Er bestaat altijd een bepaald type filosofen, nagenoeg gelijk aan de boeddhisten, die niet geloven in het afzonderlijk bestaan van de ziel los van het lichaam. Toen Heer Kṛṣṇa de Bhagavad-gītā sprak, bestonden er ook zulke filosofen en ze stonden bekend als de lokāyatika’s en vaibhāṣika’s. Zulke filosofen beweren dat levensverschijnselen optreden wanneer er sprake is van een bepaalde rijpingsgraad van een materiële samenstelling. De moderne, materiële wetenschappers en materialistische filosofen houden er dezelfde gedachten op na. Volgens hen is het lichaam een combinatie van fysische elementen en door interactie tussen de fysische en chemische elementen ontwikkelen zich op een gegeven moment levensverschijnselen. De antropologie is op deze filosofie gebaseerd. Tegenwoordig hangen veel pseudoreligies, die nu in Amerika in de mode zijn, deze filosofie en die van de nihilistische, niet-devotionele boeddhistische scholen aan.

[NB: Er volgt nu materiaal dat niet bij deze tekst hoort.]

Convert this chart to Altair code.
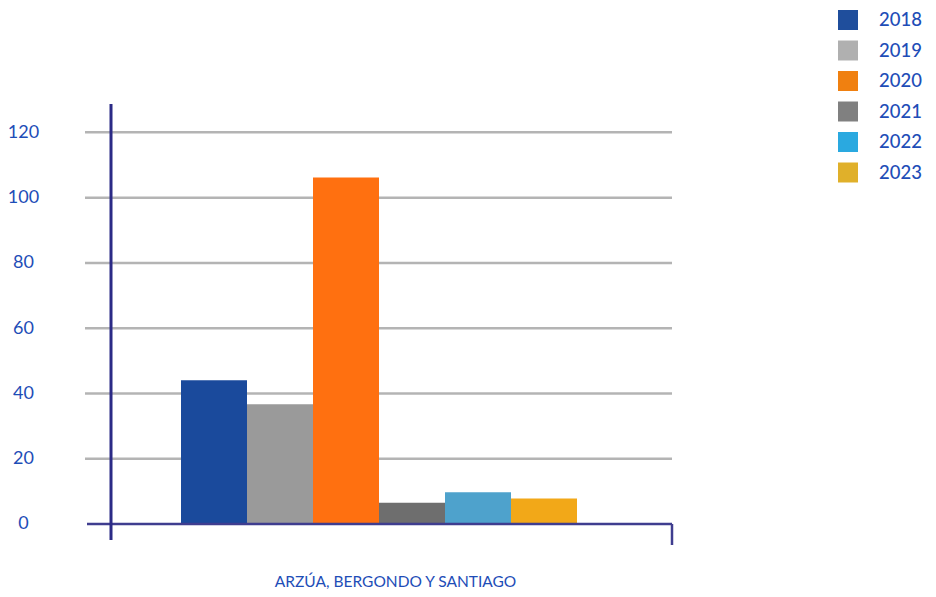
import altair as alt
import pandas as pd

years = ["2018", "2019", "2020", "2021", "2022", "2023"]
values = [44, 36.7, 106.2, 6.5, 9.7, 7.8]
bar_colors = ["#1a4a9c", "#9a9a9a", "#ff7010", "#6e6e6e", "#4ea2cc", "#f2a818"]
legend_colors = ["#1f4e9c", "#b0b0b0", "#f08010", "#808080", "#2aa9e0", "#e0b02a"]
y_ticks = [0, 20, 40, 60, 80, 100, 120]
grid_values = [20, 40, 60, 80, 100, 120]
x_title = "ARZÚA, BERGONDO Y SANTIAGO"

BLUE = "#1e4db7"
AXIS = "#2b2a86"
FONT = "Lato"

df = pd.DataFrame({"year": years, "value": values})
grid_df = pd.DataFrame({"value": grid_values})
zero_df = pd.DataFrame({"value": [0]})

yscale = alt.Scale(domain=[-8.9, 129.0], nice=False, zero=False)
yaxis = alt.Axis(
    values=y_ticks, grid=False, ticks=False, domain=False, title=None,
    labelFont=FONT, labelFontSize=18, labelColor=BLUE,
    labelAlign="center", labelPadding=50,
)

def Y():
    return alt.Y("value:Q", scale=yscale, axis=yaxis)

grid = alt.Chart(grid_df).mark_rule(color="#b4b4b4", strokeWidth=2.5).encode(
    y=Y(),
    x=alt.value(12),
    x2=alt.value(599),
)

bars = alt.Chart(df).mark_bar(size=66).encode(
    x=alt.X(
        "year:N",
        sort=years,
        scale=alt.Scale(range=[108, 504], paddingInner=0, paddingOuter=0),
        axis=alt.Axis(
            labels=False, ticks=False, domain=False, title=x_title,
            titleFont=FONT, titleFontSize=15.5, titleFontWeight="normal",
            titleColor=BLUE, titleX=322, titleY=28, titleBaseline="middle",
        ),
    ),
    y=Y(),
    y2=alt.datum(0),
    color=alt.Color("year:N", scale=alt.Scale(domain=years, range=bar_colors), legend=None),
)

legend_layer = alt.Chart(df).transform_filter("false").mark_bar().encode(
    color=alt.Color(
        "year:N",
        scale=alt.Scale(domain=years, range=legend_colors),
        legend=alt.Legend(
            title=None, orient="none", legendX=765, legendY=-93,
            symbolType="square", symbolSize=400, symbolStrokeWidth=0,
            labelFont=FONT, labelFontSize=18.5, labelColor=BLUE, labelFontWeight=500,
            labelOffset=21, rowPadding=10.5,
        ),
    ),
)

yaxis_line = alt.Chart(zero_df).mark_rule(color=AXIS, strokeWidth=3).encode(
    x=alt.value(38), y=alt.value(1), y2=alt.value(437)
)

xaxis_line = alt.Chart(zero_df).mark_rule(color="#3f3d8f", strokeWidth=2.5).encode(
    y=Y(),
    x=alt.value(14),
    x2=alt.value(599),
)

xaxis_end = alt.Chart(zero_df).mark_rule(color="#3f3d8f", strokeWidth=2.5).encode(
    y=Y(),
    y2=alt.value(442),
    x=alt.value(599),
)

chart = alt.layer(grid, bars, legend_layer, xaxis_line, xaxis_end, yaxis_line).resolve_scale(
    color="independent"
).properties(
    width=610,
    height=450,
    autosize=alt.AutoSizeParams(type="none"),
    padding={"left": 65, "top": 95, "right": 245, "bottom": 36},
).configure_view(fill="#fbfbfb", stroke=None)

chart.save("out.html", embed_options={"renderer": "svg", "actions": False})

Zelfs al geloofde Arjuna niet in het bestaan van de ziel — zoals in de vaibhāṣika-filosofie — dan zou er nog geen reden tot treuren zijn. Niemand betreurt het verlies van een bepaalde massa chemicaliën en geeft er zijn voorgeschreven plicht voor op. In de moderne wetenschap en tijdens wetenschappelijke oorlogvoering worden zoveel tonnen chemicaliën verspild om de overwinning op de vijand te behalen.
Volgens de vaibhāṣika-filosofie verdwijnt de ziel of de ātmā tegelijkertijd met het verval van het lichaam. Hoe dan ook, of Arjuna nu de Vedische conclusie aanvaardde dat er een atomische ziel bestaat of niet in het bestaan van de ziel geloofde, in beide gevallen had hij geen reden tot treuren. Omdat er volgens deze theorie ieder moment zoveel levende wezens uit materie voortkomen en er ieder moment zoveel van hen worden vernietigd, is er geen enkele reden om zulke gebeurtenissen te betreuren. Als er voor de ziel geen wedergeboorte zou bestaan, dan zou Arjuna geen reden hebben om bang te zijn voor karmische reacties op zonden vanwege het doden van zijn grootvader en zijn leraar. Maar tegelijkertijd spreekt Kṛṣṇa hem sarcastisch aan met mahā-bāhu, sterkgearmde, omdat Hij in ieder geval de theorie van de vaibhāṣika’s, die de Vedische wijsheid naast zich neerlegt, niet aanvaardde. Als kṣatriya maakte Arjuna deel uit van de Vedische cultuur en daarom hoorde hij de principes van deze cultuur te blijven volgen.